start Task data

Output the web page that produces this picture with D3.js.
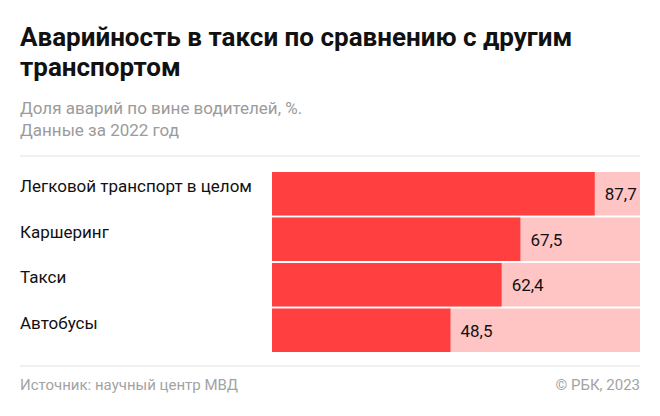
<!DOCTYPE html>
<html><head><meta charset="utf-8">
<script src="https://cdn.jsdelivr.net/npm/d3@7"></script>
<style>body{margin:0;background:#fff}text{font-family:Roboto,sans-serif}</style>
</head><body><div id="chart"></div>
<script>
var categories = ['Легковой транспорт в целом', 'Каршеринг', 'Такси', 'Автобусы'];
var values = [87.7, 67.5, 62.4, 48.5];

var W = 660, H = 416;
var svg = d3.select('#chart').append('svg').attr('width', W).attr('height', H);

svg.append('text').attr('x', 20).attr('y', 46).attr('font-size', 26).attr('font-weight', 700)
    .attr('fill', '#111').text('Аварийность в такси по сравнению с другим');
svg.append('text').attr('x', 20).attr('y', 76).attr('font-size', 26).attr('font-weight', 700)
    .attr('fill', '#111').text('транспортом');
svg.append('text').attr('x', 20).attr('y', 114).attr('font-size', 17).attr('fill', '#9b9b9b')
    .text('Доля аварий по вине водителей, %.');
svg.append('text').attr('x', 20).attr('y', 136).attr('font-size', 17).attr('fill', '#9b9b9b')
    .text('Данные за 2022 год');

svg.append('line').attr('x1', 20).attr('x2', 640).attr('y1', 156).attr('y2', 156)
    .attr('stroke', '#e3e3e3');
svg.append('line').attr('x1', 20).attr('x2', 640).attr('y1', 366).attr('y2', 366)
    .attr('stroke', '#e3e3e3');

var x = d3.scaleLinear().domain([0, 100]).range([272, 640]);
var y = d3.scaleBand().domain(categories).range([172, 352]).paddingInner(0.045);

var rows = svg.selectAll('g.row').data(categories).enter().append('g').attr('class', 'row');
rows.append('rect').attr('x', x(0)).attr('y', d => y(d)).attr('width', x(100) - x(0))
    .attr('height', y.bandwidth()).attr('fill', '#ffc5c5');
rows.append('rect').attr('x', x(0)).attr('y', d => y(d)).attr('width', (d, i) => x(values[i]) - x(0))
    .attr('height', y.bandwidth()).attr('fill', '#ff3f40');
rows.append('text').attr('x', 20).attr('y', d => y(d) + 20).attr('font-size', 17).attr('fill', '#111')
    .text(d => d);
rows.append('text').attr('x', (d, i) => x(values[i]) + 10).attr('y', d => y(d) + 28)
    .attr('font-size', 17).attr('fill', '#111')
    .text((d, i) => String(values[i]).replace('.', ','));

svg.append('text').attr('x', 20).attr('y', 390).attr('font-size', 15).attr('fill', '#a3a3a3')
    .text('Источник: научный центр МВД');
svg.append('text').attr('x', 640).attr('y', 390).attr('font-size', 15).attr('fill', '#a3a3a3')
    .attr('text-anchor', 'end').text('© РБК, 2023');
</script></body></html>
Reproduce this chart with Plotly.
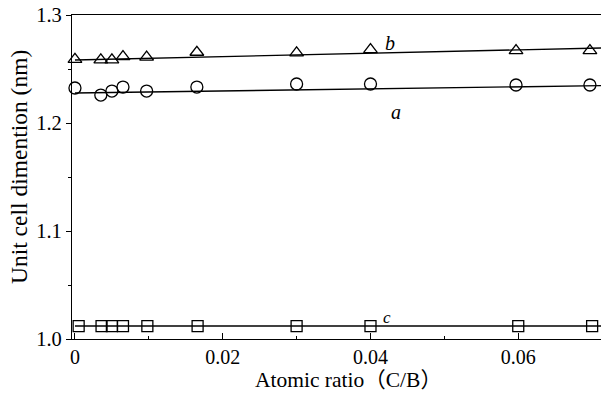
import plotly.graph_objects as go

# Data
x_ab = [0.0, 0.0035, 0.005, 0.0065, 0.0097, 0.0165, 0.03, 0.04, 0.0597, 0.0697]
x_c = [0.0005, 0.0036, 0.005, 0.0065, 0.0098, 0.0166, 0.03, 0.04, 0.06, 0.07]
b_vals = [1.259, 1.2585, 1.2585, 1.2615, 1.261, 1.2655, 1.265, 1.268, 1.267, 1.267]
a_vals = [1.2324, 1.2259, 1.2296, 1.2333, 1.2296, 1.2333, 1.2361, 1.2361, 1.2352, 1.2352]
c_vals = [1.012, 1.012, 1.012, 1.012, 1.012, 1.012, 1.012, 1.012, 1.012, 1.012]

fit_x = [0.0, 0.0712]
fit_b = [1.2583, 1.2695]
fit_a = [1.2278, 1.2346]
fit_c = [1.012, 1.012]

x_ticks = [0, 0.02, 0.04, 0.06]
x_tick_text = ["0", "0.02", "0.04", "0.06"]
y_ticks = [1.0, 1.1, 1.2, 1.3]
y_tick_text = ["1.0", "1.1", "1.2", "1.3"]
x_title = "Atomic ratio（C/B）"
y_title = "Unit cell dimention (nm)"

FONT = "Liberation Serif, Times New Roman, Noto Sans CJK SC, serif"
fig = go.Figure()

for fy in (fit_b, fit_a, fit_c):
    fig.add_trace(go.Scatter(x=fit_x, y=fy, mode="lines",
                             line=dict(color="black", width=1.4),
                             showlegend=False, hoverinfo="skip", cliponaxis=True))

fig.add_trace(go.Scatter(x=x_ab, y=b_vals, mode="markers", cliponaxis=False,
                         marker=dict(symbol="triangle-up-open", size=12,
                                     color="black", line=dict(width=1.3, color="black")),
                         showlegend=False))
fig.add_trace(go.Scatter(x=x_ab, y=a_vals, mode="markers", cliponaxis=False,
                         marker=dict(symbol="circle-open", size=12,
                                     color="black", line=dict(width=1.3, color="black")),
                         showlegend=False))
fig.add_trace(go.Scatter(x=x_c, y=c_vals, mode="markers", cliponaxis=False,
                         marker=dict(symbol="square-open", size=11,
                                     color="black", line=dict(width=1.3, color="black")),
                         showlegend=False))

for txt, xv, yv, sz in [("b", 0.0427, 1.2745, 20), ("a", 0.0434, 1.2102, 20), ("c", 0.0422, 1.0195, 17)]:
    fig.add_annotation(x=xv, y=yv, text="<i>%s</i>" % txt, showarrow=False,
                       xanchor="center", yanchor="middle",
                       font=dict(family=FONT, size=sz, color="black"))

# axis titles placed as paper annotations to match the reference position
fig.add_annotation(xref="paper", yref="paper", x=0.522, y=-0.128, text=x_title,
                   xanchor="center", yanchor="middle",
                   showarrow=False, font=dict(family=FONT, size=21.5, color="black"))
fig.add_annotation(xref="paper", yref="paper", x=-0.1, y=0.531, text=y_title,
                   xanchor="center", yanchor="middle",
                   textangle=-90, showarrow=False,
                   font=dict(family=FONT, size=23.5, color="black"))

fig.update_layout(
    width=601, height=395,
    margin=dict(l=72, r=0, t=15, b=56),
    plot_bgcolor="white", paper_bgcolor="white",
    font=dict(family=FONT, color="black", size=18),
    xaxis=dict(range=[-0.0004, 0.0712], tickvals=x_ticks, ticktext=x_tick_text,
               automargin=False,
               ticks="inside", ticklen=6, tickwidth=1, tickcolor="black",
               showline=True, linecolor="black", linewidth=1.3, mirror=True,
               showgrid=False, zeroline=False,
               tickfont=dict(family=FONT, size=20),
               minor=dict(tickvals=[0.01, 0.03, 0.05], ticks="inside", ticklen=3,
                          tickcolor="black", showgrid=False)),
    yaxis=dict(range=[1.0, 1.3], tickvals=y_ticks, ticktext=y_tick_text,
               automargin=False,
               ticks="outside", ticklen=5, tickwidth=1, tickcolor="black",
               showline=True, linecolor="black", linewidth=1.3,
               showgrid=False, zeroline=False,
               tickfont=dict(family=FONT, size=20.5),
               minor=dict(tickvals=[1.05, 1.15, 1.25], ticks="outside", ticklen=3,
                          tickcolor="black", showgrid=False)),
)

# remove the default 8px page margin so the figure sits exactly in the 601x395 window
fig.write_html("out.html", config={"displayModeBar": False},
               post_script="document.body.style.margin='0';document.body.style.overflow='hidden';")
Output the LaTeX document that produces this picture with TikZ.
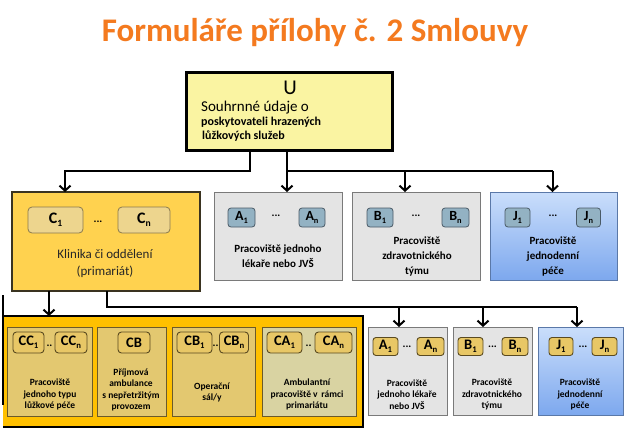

end Task data

What is needed is an exact reproduction of the data, pictures excluded.

**Complete answer:**
Output the web page that produces this picture with D3.js.
<!DOCTYPE html>
<html><head><meta charset="utf-8">
<script src="https://cdn.jsdelivr.net/npm/d3@7"></script>
<style>body{margin:0;background:#fff}text{font-family:Roboto,sans-serif}</style>
</head><body><div id="chart"></div>
<script>
var categories = ['Легковой транспорт в целом', 'Каршеринг', 'Такси', 'Автобусы'];
var values = [87.7, 67.5, 62.4, 48.5];

var W = 660, H = 416;
var svg = d3.select('#chart').append('svg').attr('width', W).attr('height', H);

svg.append('text').attr('x', 20).attr('y', 46).attr('font-size', 26).attr('font-weight', 700)
    .attr('fill', '#111').text('Аварийность в такси по сравнению с другим');
svg.append('text').attr('x', 20).attr('y', 76).attr('font-size', 26).attr('font-weight', 700)
    .attr('fill', '#111').text('транспортом');
svg.append('text').attr('x', 20).attr('y', 114).attr('font-size', 17).attr('fill', '#9b9b9b')
    .text('Доля аварий по вине водителей, %.');
svg.append('text').attr('x', 20).attr('y', 136).attr('font-size', 17).attr('fill', '#9b9b9b')
    .text('Данные за 2022 год');

svg.append('line').attr('x1', 20).attr('x2', 640).attr('y1', 156).attr('y2', 156)
    .attr('stroke', '#e3e3e3');
svg.append('line').attr('x1', 20).attr('x2', 640).attr('y1', 366).attr('y2', 366)
    .attr('stroke', '#e3e3e3');

var x = d3.scaleLinear().domain([0, 100]).range([272, 640]);
var y = d3.scaleBand().domain(categories).range([172, 352]).paddingInner(0.045);

var rows = svg.selectAll('g.row').data(categories).enter().append('g').attr('class', 'row');
rows.append('rect').attr('x', x(0)).attr('y', d => y(d)).attr('width', x(100) - x(0))
    .attr('height', y.bandwidth()).attr('fill', '#ffc5c5');
rows.append('rect').attr('x', x(0)).attr('y', d => y(d)).attr('width', (d, i) => x(values[i]) - x(0))
    .attr('height', y.bandwidth()).attr('fill', '#ff3f40');
rows.append('text').attr('x', 20).attr('y', d => y(d) + 20).attr('font-size', 17).attr('fill', '#111')
    .text(d => d);
rows.append('text').attr('x', (d, i) => x(values[i]) + 10).attr('y', d => y(d) + 28)
    .attr('font-size', 17).attr('fill', '#111')
    .text((d, i) => String(values[i]).replace('.', ','));

svg.append('text').attr('x', 20).attr('y', 390).attr('font-size', 15).attr('fill', '#a3a3a3')
    .text('Источник: научный центр МВД');
svg.append('text').attr('x', 640).attr('y', 390).attr('font-size', 15).attr('fill', '#a3a3a3')
    .attr('text-anchor', 'end').text('© РБК, 2023');
</script></body></html>
Reproduce this chart with Plotly.
import plotly.graph_objects as go

# Data
x_ab = [0.0, 0.0035, 0.005, 0.0065, 0.0097, 0.0165, 0.03, 0.04, 0.0597, 0.0697]
x_c = [0.0005, 0.0036, 0.005, 0.0065, 0.0098, 0.0166, 0.03, 0.04, 0.06, 0.07]
b_vals = [1.259, 1.2585, 1.2585, 1.2615, 1.261, 1.2655, 1.265, 1.268, 1.267, 1.267]
a_vals = [1.2324, 1.2259, 1.2296, 1.2333, 1.2296, 1.2333, 1.2361, 1.2361, 1.2352, 1.2352]
c_vals = [1.012, 1.012, 1.012, 1.012, 1.012, 1.012, 1.012, 1.012, 1.012, 1.012]

fit_x = [0.0, 0.0712]
fit_b = [1.2583, 1.2695]
fit_a = [1.2278, 1.2346]
fit_c = [1.012, 1.012]

x_ticks = [0, 0.02, 0.04, 0.06]
x_tick_text = ["0", "0.02", "0.04", "0.06"]
y_ticks = [1.0, 1.1, 1.2, 1.3]
y_tick_text = ["1.0", "1.1", "1.2", "1.3"]
x_title = "Atomic ratio（C/B）"
y_title = "Unit cell dimention (nm)"

FONT = "Liberation Serif, Times New Roman, Noto Sans CJK SC, serif"
fig = go.Figure()

for fy in (fit_b, fit_a, fit_c):
    fig.add_trace(go.Scatter(x=fit_x, y=fy, mode="lines",
                             line=dict(color="black", width=1.4),
                             showlegend=False, hoverinfo="skip", cliponaxis=True))

fig.add_trace(go.Scatter(x=x_ab, y=b_vals, mode="markers", cliponaxis=False,
                         marker=dict(symbol="triangle-up-open", size=12,
                                     color="black", line=dict(width=1.3, color="black")),
                         showlegend=False))
fig.add_trace(go.Scatter(x=x_ab, y=a_vals, mode="markers", cliponaxis=False,
                         marker=dict(symbol="circle-open", size=12,
                                     color="black", line=dict(width=1.3, color="black")),
                         showlegend=False))
fig.add_trace(go.Scatter(x=x_c, y=c_vals, mode="markers", cliponaxis=False,
                         marker=dict(symbol="square-open", size=11,
                                     color="black", line=dict(width=1.3, color="black")),
                         showlegend=False))

for txt, xv, yv, sz in [("b", 0.0427, 1.2745, 20), ("a", 0.0434, 1.2102, 20), ("c", 0.0422, 1.0195, 17)]:
    fig.add_annotation(x=xv, y=yv, text="<i>%s</i>" % txt, showarrow=False,
                       xanchor="center", yanchor="middle",
                       font=dict(family=FONT, size=sz, color="black"))

# axis titles placed as paper annotations to match the reference position
fig.add_annotation(xref="paper", yref="paper", x=0.522, y=-0.128, text=x_title,
                   xanchor="center", yanchor="middle",
                   showarrow=False, font=dict(family=FONT, size=21.5, color="black"))
fig.add_annotation(xref="paper", yref="paper", x=-0.1, y=0.531, text=y_title,
                   xanchor="center", yanchor="middle",
                   textangle=-90, showarrow=False,
                   font=dict(family=FONT, size=23.5, color="black"))

fig.update_layout(
    width=601, height=395,
    margin=dict(l=72, r=0, t=15, b=56),
    plot_bgcolor="white", paper_bgcolor="white",
    font=dict(family=FONT, color="black", size=18),
    xaxis=dict(range=[-0.0004, 0.0712], tickvals=x_ticks, ticktext=x_tick_text,
               automargin=False,
               ticks="inside", ticklen=6, tickwidth=1, tickcolor="black",
               showline=True, linecolor="black", linewidth=1.3, mirror=True,
               showgrid=False, zeroline=False,
               tickfont=dict(family=FONT, size=20),
               minor=dict(tickvals=[0.01, 0.03, 0.05], ticks="inside", ticklen=3,
                          tickcolor="black", showgrid=False)),
    yaxis=dict(range=[1.0, 1.3], tickvals=y_ticks, ticktext=y_tick_text,
               automargin=False,
               ticks="outside", ticklen=5, tickwidth=1, tickcolor="black",
               showline=True, linecolor="black", linewidth=1.3,
               showgrid=False, zeroline=False,
               tickfont=dict(family=FONT, size=20.5),
               minor=dict(tickvals=[1.05, 1.15, 1.25], ticks="outside", ticklen=3,
                          tickcolor="black", showgrid=False)),
)

# remove the default 8px page margin so the figure sits exactly in the 601x395 window
fig.write_html("out.html", config={"displayModeBar": False},
               post_script="document.body.style.margin='0';document.body.style.overflow='hidden';")
Output the LaTeX document that produces this picture with TikZ.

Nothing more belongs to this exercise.